The Cultural Easton


Let the Light In. Focal Points. Impermanence. Joy. Action

Adjust Your Aperture, Adjust Your Life

The natural world, the changing season, the beauty of the cycle of life. We must have focal points at the ready when the harsh realities of life pull us astray and make us anxious and fearful.

The realness of harsh realities aside, they will not last. Nothing will. We will not last. The Daily Stoic has been hammering home this message in part by quoting a beautiful poem about spring. The most beautiful season reminds us of many things but often lost is the fact that the trees, like us, are getting older. One more spring means one less, and one spring will be our last. What will we focus on then?

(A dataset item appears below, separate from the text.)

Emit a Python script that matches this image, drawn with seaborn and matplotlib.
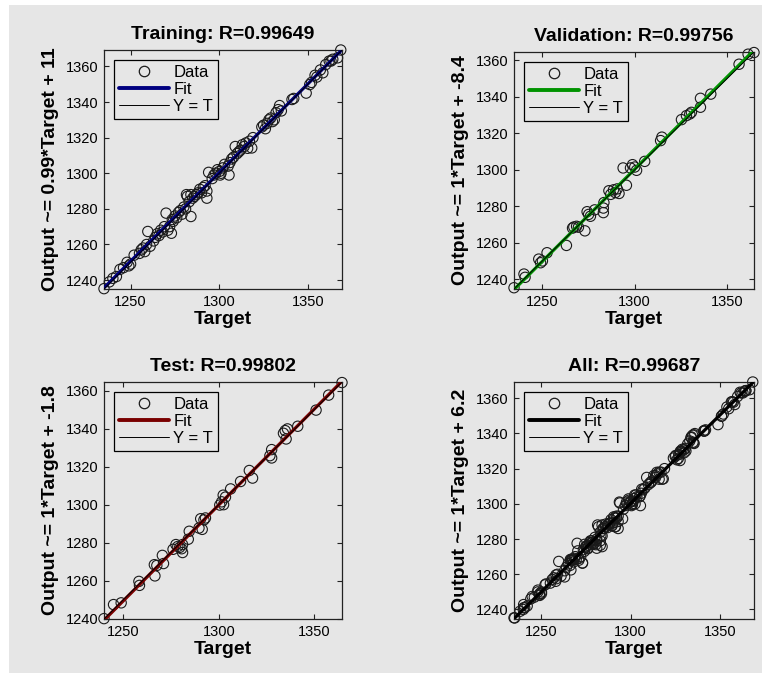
import numpy as np
import pandas as pd
import matplotlib
matplotlib.use("Agg")
import matplotlib.pyplot as plt
from matplotlib.patches import Rectangle
from matplotlib.lines import Line2D
import seaborn as sns

# ---------------- data ----------------
train_target = [1235, 1238, 1240, 1242, 1244, 1246, 1248, 1249, 1250, 1252, 1255, 1256, 1257, 1258,
                1259, 1259.7, 1261, 1263, 1264, 1265, 1266, 1267, 1268, 1269, 1270, 1271, 1272, 1273,
                1273.5, 1274, 1275, 1276, 1277, 1278, 1279, 1280, 1281, 1281.5, 1282, 1283, 1284, 1284,
                1285, 1286, 1287, 1288, 1289, 1290, 1291, 1292, 1293, 1293, 1294, 1296, 1297, 1298,
                1299, 1300, 1300.5, 1301, 1302, 1303, 1305, 1305.5, 1306, 1307, 1308, 1309, 1310, 1311,
                1312, 1313, 1314, 1315, 1316, 1317, 1318.3, 1319, 1324, 1325, 1326, 1327, 1328, 1329,
                1330, 1331, 1332, 1333.2, 1334, 1335, 1341, 1342, 1349, 1351, 1352, 1354, 1355, 1357,
                1358.4, 1360, 1362, 1363, 1364, 1366.7, 1368.5]
train_output = [1235.2, 1239, 1241, 1242, 1246, 1247, 1250, 1248, 1249, 1254, 1255, 1257, 1258, 1256,
                1260, 1267.3, 1259, 1262, 1264, 1266, 1265, 1268, 1267, 1270, 1277.6, 1268, 1270, 1266.3,
                1274, 1273, 1276, 1275, 1278, 1279, 1277, 1281, 1280, 1288, 1287, 1284, 1275.7, 1288,
                1286, 1287, 1288, 1289, 1291, 1289, 1292, 1293, 1290, 1286, 1300.5, 1297, 1299, 1300,
                1302, 1301, 1299, 1300, 1303, 1305, 1304, 1299, 1306, 1308, 1309, 1315, 1311, 1312,
                1313, 1316, 1315, 1317, 1314, 1318, 1314.2, 1320, 1326, 1327, 1325, 1328, 1330, 1331,
                1329, 1330, 1334, 1335.7, 1338, 1335, 1341.4, 1342, 1345, 1349.8, 1351, 1355, 1354, 1358,
                1356.4, 1361, 1363, 1363, 1364, 1364.8, 1369.2]

val_target = [1234.6, 1240, 1240.6, 1248, 1249, 1250, 1252.5, 1263, 1266.3, 1267, 1268.5, 1269.5,
              1273, 1274.2, 1275, 1276, 1278.3, 1283, 1283, 1283.3, 1286, 1287, 1288.5, 1289.5, 1290.5,
              1291.5, 1295.5, 1293.7, 1297.7, 1298.8, 1300, 1301, 1305.4, 1314, 1314.7, 1325.3, 1328,
              1329.8, 1330.7, 1335.6, 1335.6, 1341.2, 1356.5, 1361.4, 1364.6]
val_output = [1235.3, 1242.8, 1241, 1251, 1249, 1250, 1254.5, 1258.5, 1268, 1268.6, 1269, 1268.5,
              1266.5, 1277, 1275.5, 1274.5, 1278, 1279, 1276.5, 1282, 1288.5, 1286.5, 1289, 1287.5, 1289.5,
              1287, 1291.5, 1301, 1301, 1302.8, 1301.5, 1299.7, 1304.6, 1316, 1317.9, 1327.5, 1329.7,
              1330.6, 1331.5, 1334.3, 1339.2, 1341.5, 1357.9, 1363.4, 1364.3]

test_target = [1239.8, 1244.8, 1248.8, 1258.1, 1258.4, 1266.2, 1266.5, 1267.5, 1270.4, 1271, 1276,
               1277.5, 1278.5, 1279.5, 1280.5, 1281, 1281, 1284, 1284.5, 1289.6, 1290.5, 1291.3, 1292.2,
               1293, 1300.5, 1301.5, 1302.3, 1303.5, 1302.5, 1306.2, 1311.4, 1316, 1317.7, 1326.8,
               1327.7, 1327.7, 1333.9, 1334.8, 1335.3, 1336, 1341.4, 1351, 1357.6, 1364.6]
test_output = [1240, 1247.4, 1248.3, 1259.6, 1257.5, 1268.4, 1262.5, 1268, 1273.3, 1269, 1276.5,
               1279, 1278, 1277.5, 1276.8, 1279, 1274.8, 1281.8, 1286, 1287.7, 1292.6, 1287, 1292,
               1293, 1299.8, 1301.5, 1305, 1304, 1300, 1308.3, 1312.2, 1318, 1314, 1325.8,
               1324.6, 1329, 1337.6, 1339, 1334.6, 1339.9, 1341.3, 1349.8, 1357.7, 1364.3]

panel_titles = ["Training: R=0.99649", "Validation: R=0.99756", "Test: R=0.99802", "All: R=0.99687"]
panel_ylabels = ["Output ~= 0.99*Target + 11", "Output ~= 1*Target + -8.4",
                 "Output ~= 1*Target + -1.8", "Output ~= 1*Target + 6.2"]
fit_colors = ["#000080", "#009300", "#7a0000", "#000000"]
x_ticks = [1250, 1300, 1350]
y_ticks = [1240, 1260, 1280, 1300, 1320, 1340, 1360]

# ---------------- style ----------------
sns.set_theme(style="ticks")
plt.rcParams["font.family"] = ["Liberation Sans", "DejaVu Sans"]
plt.rcParams["text.color"] = "black"
plt.rcParams["axes.labelcolor"] = "black"
plt.rcParams["axes.titlecolor"] = "black"
plt.rcParams["axes.edgecolor"] = "#222222"
plt.rcParams["xtick.color"] = "#222222"
plt.rcParams["ytick.color"] = "#222222"
plt.rcParams["xtick.labelcolor"] = "black"
plt.rcParams["ytick.labelcolor"] = "black"
BG = "#e6e6e6"

sets = [
    (train_target, train_output),
    (val_target, val_output),
    (test_target, test_output),
    (train_target + val_target + test_target, train_output + val_output + test_output),
]

W, H = 762, 675
fig = plt.figure(figsize=(W / 100, H / 100), dpi=100)
fig.patch.set_facecolor("white")
fig.patches.append(Rectangle((9 / W, 2 / H), 1 - 9 / W, 668 / H,
                             transform=fig.transFigure, facecolor=BG, edgecolor="none", zorder=-10))

rects = [
    (104, 50, 238, 239),
    (514, 52, 240, 237),
    (104, 382, 238, 237),
    (514, 382, 240, 237),
]

for i, ((t, o), (lx, ty, w, h)) in enumerate(zip(sets, rects)):
    ax = fig.add_axes([lx / W, 1 - (ty + h) / H, w / W, h / H])
    ax.set_facecolor(BG)
    t = np.asarray(t, float)
    o = np.asarray(o, float)
    lo = min(t.min(), o.min())
    hi = max(t.max(), o.max())
    df = pd.DataFrame({"Target": t, "Output": o})
    sns.scatterplot(data=df, x="Target", y="Output", ax=ax, marker="o", s=55,
                    facecolors="none", edgecolors="#1a1a1a", linewidth=0.8, zorder=2,
                    clip_on=False, legend=False)
    slope, icpt = np.polyfit(t, o, 1)
    ends = np.array([lo, hi])
    ax.plot(ends, slope * ends + icpt, color=fit_colors[i], lw=2.3, zorder=3, solid_capstyle="butt")
    ax.plot(ends, ends, color="black", lw=0.7, zorder=4)
    ax.set_xlim(lo, hi)
    ax.set_ylim(lo, hi)
    ax.set_xticks(x_ticks)
    ax.set_yticks(y_ticks)
    ax.tick_params(direction="in", length=3.5, width=0.8, labelsize=10.5, pad=4,
                   top=True, right=True)
    for sp in ax.spines.values():
        sp.set_linewidth(0.9)
        sp.set_visible(True)
    ax.set_title(panel_titles[i], fontsize=14, fontweight="bold", pad=8)
    ax.set_xlabel("Target", fontsize=14, fontweight="bold", labelpad=2)
    ax.set_ylabel(panel_ylabels[i], fontsize=14, fontweight="bold", labelpad=5)

    handles = [
        Line2D([], [], ls="none", marker="o", markersize=7.5, markerfacecolor="none",
               markeredgecolor="#1a1a1a", markeredgewidth=0.9),
        Line2D([], [], color=fit_colors[i], lw=2.8),
        Line2D([], [], color="black", lw=0.7),
    ]
    leg = ax.legend(handles, ["Data", "Fit", "Y = T"], loc="upper left", fontsize=12,
                    frameon=True, fancybox=False, framealpha=1, edgecolor="black",
                    facecolor=BG, handlelength=3.0, handletextpad=0.25, labelspacing=0.12,
                    borderpad=0.3, borderaxespad=0.6)
    leg.get_frame().set_linewidth(0.9)

fig.savefig("out.png", dpi=100, facecolor=fig.get_facecolor())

Life is about clarification in a way, reminders, the biggest of which is that it only occurs in present moment. There are miracles all around us and, even in darkness, still, there is beauty. This does not me we ignore the atrocities of the world, that we are not active in opposing the bullies and oppression but let us not forget the finite and quick nature of life, the gift. Let us center ourselves first and foremost.

I’ve needed this reminder lately. Like many of you, my thoughts have been scattered, the energy sapped, my indecision and negative emotions amplified by our acute moment in history. I am reminded often of the Carl Sagan quote, and there are a great many to choose from. One has stuck with me and returned as a reminder again and again:

“Don’t sit this one out. Do something. You are by accident of fate alive at an absolutely critical moment in the history of the planet.”

It’s true you know, and Carl was referring to the environmental factors that sustain life and stable society, but a good number of other existential crisis exist. We need to do something and as much as it may seem we backslide there are those making quiet, steady, and resolute progress. Be one.

But this doing something does not happen all at once. And it won’t happen at all until we focus first on ourselves.

Like the passing of the seasons and the aging of our bodies confirm, embracing our impermanence (we will not last) is a good way to set the stage for growth and transformation. This is one of the lessons from the great Vietnamese Zen Buddhist, Thich Nhat Hanh. Of all the guides I’ve found, Thich was the first one to extensively and deeply discuss death as a clarification for life and even, incredibly, a source of joy. If you must die, then you must be alive!

Beyond bringing us to the present moment, recognizing death allows us to recognize our interconnectedness. Thich uses the analogy of the metaphor of the changing, morphing, and dissipating, but never disappearing cloud to elucidate impermanence. We return to the earth to nourish it the way the cloud becomes rain. Once we realize we are connected to the planet, a part and not apart from it, protecting it is a no brainer. This recognition helps us let go of attachments, especially material ones achieving the dual goal of a lighter spirit and a lighter footprint.

“Walk as if you a kissing the Earth with your feet.”

This is mindful instruction to walk with love and gratitude and respect for the gift of life, the gift of connection, the gift of death. Wow!

This notion of a joyful view of death and embracing emotions like sorrow were hard to process at first, and, like always, I am writing about them in a sense to learn and understand them better. But these and other teachings proved themselves to me when the inevitable specter of death visited us last year. My father died in February just before my second son was born. My friend, just 50, would die two weeks later . My son was born in my bed next to me the next morning (h/t rockstar wife). Death, juxtaposed against new life. It should have wrecked me but it didn’t. Both times I was able to pause and breath. I went outside and moved. I touched the earth and walked. I noticed the vibrance and resonance of the world seemed turned up. I talked to my friend and to my father and I watched the clouds wisping away overhead, changing, morphing, and dissipating, but never disappearing.

These lessons help me, and maybe, they can help you too. When we embrace our impermanence, we will be ready when the moment come to do something, whether that be in celebration for the passing life of a loved one or becoming a ripple that joins the wave that changes the world. Each of these moments will come, maybe sooner than we think and if we are doing what is right, then we have nothing to lose.